Further osint left as an exercise for the reader.

Crosseye_Jack · on Dec 23, 2024

104.28.42.0/25 Is one of the ip ranges used by Apples Private Relay (via Cloudflare)

https://github.com/hroost/icloud-private-relay-iplist/blob/m...

(There is also a list of ranges on apples site, but I forget where…)

Edit: found it https://mask-api.icloud.com/egress-ip-ranges.csv

shadowgovt · on Dec 23, 2024

What is the issue with this request?

m3047 · on Dec 23, 2024

> What is the issue with this request?

I didn't realize this was an Apple thing, but that's fine. It changes the color of the horse and the name of the river, but the same road leads to the same destination.

1) There is a notion that Cloudflare is a content distribution network. The risk profile for a content distribution network is different from a VPN service. Now I know it's a VPN service (or is it?). Changes it from "seems weird and inappropriate" to "do I care about people relying on this? no, probably not". Cloudflare can't be arsed to provide reverse DNS for something which is clearly not part of their CDN, or is it?

1.5) Is it layer 2 or application? Cloudflare runs a CDN. Correct me if I'm wrong, but the CDN is a reverse proxy is it not? Is Cloudflare caching my website's content? Can they observe it? (It's surprisingly hard to find a solid explanation, but they talk about "proxies" and "decrypts the name of the website you requested" and none of that adds clarity, it makes it sound more like believe what we want you want to believe.)

2) I don't block incoming SYNs from Cloudflare (yet) the way I do with Amazon, and this traffic per se isn't going to trip any mitigations here. But not all of the traffic is as benign (and it's impressive that they're so technically savvy they don't need the CSS as noted elsewhere). Presumably those exit points are shared by multiple customers. Did I mention I block all incoming SYNs from Amazon?

Crosseye_Jack · on Dec 23, 2024

> and it's impressive that they're so technically savvy they don't need the CSS as noted elsewhere

With the logs you provided, they appear to be coming from within iMessage.

So when someone posts a link in iMessage it will fetch the favicon(s) and the html in order to generate a “preview” of the page with the title of the page and use one of the favicons. It doesn’t need to fetch any css files to do this.

Not saying bad actors don’t fetch css either, but the lack of it being fetched doesn’t mean that it’s a bad actor.

As for why CF don’t reverse DNS their IPs stating it’s iCloud private relay, well CF are not Apples only 3rd party egress provider (Akamai are also one that springs to mind). So if the number of providers can change at any time, the best source of information about valid egress providers is from Apple themselves.

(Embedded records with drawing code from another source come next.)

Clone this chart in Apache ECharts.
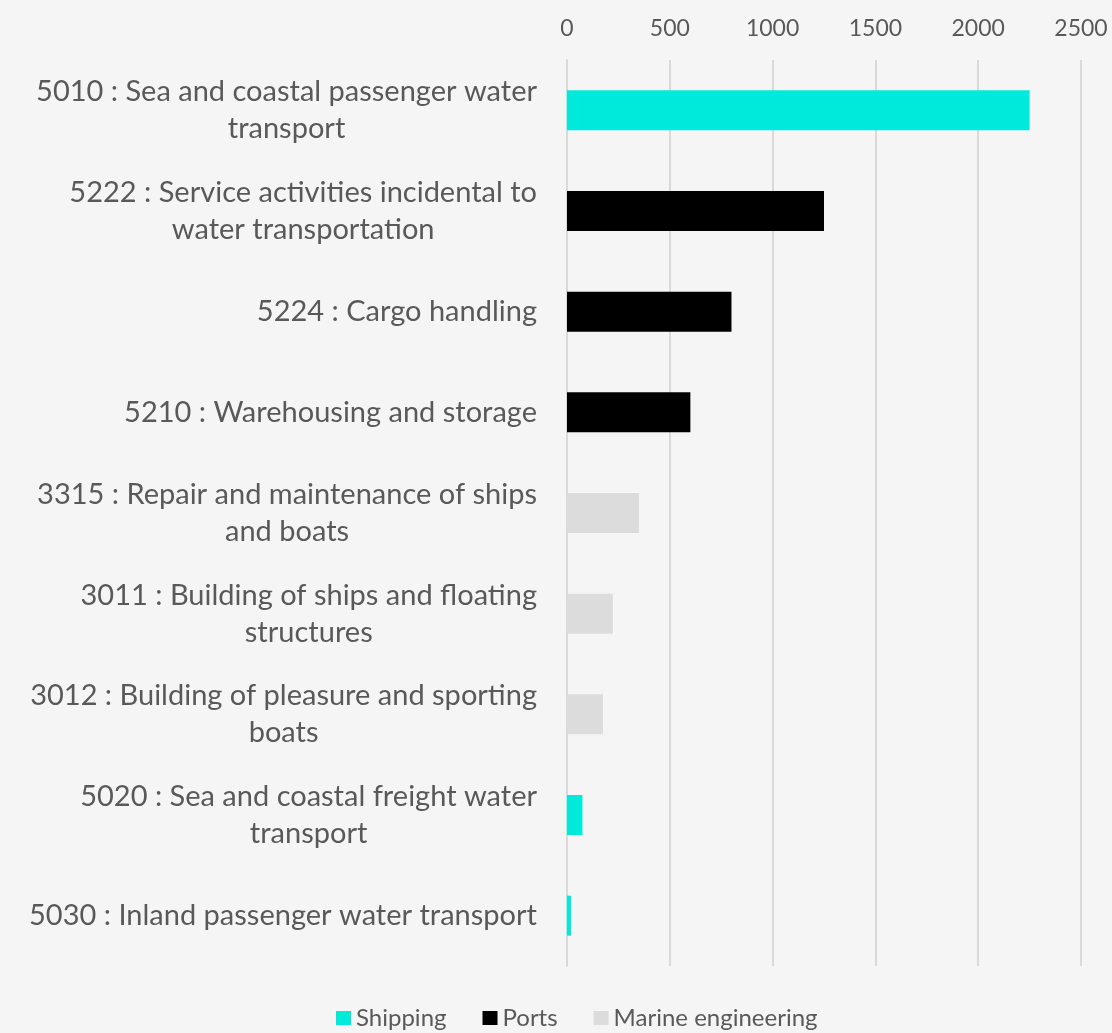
<!DOCTYPE html>
<html>
<head>
<meta charset="utf-8">
<script src="https://cdn.jsdelivr.net/npm/echarts@6/dist/echarts.min.js"></script>
<style>
html,body{margin:0;padding:0;background:#f5f5f5;}
#chart{width:1112px;height:1033px;}
</style>
</head>
<body>
<div id="chart"></div>
<script>
// Categories (top to bottom as shown)
const categories = [
  "5010 : Sea and coastal passenger water\ntransport",
  "5222 : Service activities incidental to\nwater transportation",
  "5224 : Cargo handling",
  "5210 : Warehousing and storage",
  "3315 : Repair and maintenance of ships\nand boats",
  "3011 : Building of ships and floating\nstructures",
  "3012 : Building of pleasure and sporting\nboats",
  "5020 : Sea and coastal freight water\ntransport",
  "5030 : Inland passenger water transport"
];
const shipping = [2250, null, null, null, null, null, null, 75, 20];
const ports = [null, 1250, 800, 600, null, null, null, null, null];
const marine = [null, null, null, null, 350, 223, 175, null, null];
const seriesNames = ["Shipping", "Ports", "Marine engineering"];
const xTicks = {min: 0, max: 2500, interval: 500};

const colors = ["#00EADC", "#000000", "#DCDCDC"];
const font = "Lato, 'Open Sans', sans-serif";

const chart = echarts.init(document.getElementById('chart'));
const mk = (name, data, color) => ({
  name, type: 'bar', stack: 'all', data, barWidth: 40,
  itemStyle: {color},
  emphasis: {disabled: true}
});
chart.setOption({
  backgroundColor: '#f5f5f5',
  animation: false,
  color: colors,
  grid: {left: 567, right: 31, top: 60, bottom: 67, containLabel: false},
  legend: {
    bottom: -2, left: 331,
    itemWidth: 15, itemHeight: 14, itemGap: 36,
    icon: 'rect',
    textStyle: {fontFamily: font, fontSize: 24, color: '#595959'},
    data: seriesNames
  },
  xAxis: {
    type: 'value', position: 'top',
    min: xTicks.min, max: xTicks.max, interval: xTicks.interval,
    axisLine: {show: false}, axisTick: {show: false},
    splitLine: {lineStyle: {color: '#d9d9d9', width: 2}},
    axisLabel: {fontFamily: font, fontSize: 23, color: '#595959', margin: 20,
      formatter: v => String(v)}
  },
  yAxis: {
    type: 'category', inverse: true, data: categories,
    axisLine: {show: true, lineStyle: {color: '#d9d9d9', width: 2}},
    axisTick: {show: false},
    axisLabel: {fontFamily: font, fontSize: 29, color: '#595959', margin: 30,
      align: 'right', lineHeight: 37,
      formatter: v => v.split('\n').map(s => '{c|' + s + '}').join('\n'),
      rich: {c: {align: 'center', fontFamily: font, fontSize: 29, color: '#595959', lineHeight: 37}}}
  },
  series: [
    mk(seriesNames[0], shipping, colors[0]),
    mk(seriesNames[1], ports, colors[1]),
    mk(seriesNames[2], marine, colors[2])
  ]
});
</script>
</body>
</html>
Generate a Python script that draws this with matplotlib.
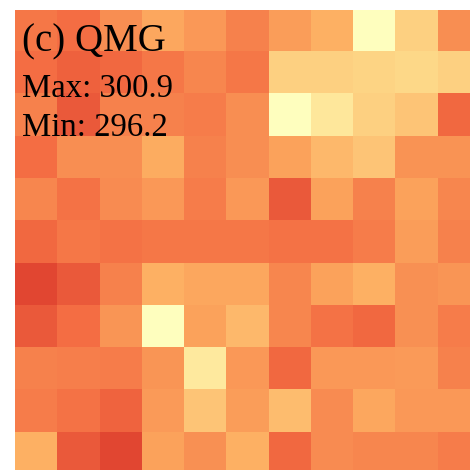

But Apple do also publish these changes to geo-location databases for you to query, for example: https://www.ip2location.com/demo/104.28.42.8 lists it as iCloud Private Relay.

As for “are CloudFlare caching my site when ran through private relay?”, not 100% sure, I’ll have to check my own logs and cba’ed right now, but I don’t think so (it’s been a while since I ran tests on it to see how it behaved to be 100% sure right this minute.

But I think it would be silly of them if they did as they may not be aware of the what to cache and for who. Let’s say they cached /profile without knowing what the server is using to determine who the logged in user is, they may false cache-hit and leak data from a previous request. When they act as your sites CDN you explicitly tell them what to cache on, but when acting as a relay (either for apple or their own warp product) for a site they are not a CDN for they are missing this info, sure they could guess, but why risk being wrong?)

m3047 · on Dec 23, 2024

Thanks for the explanation.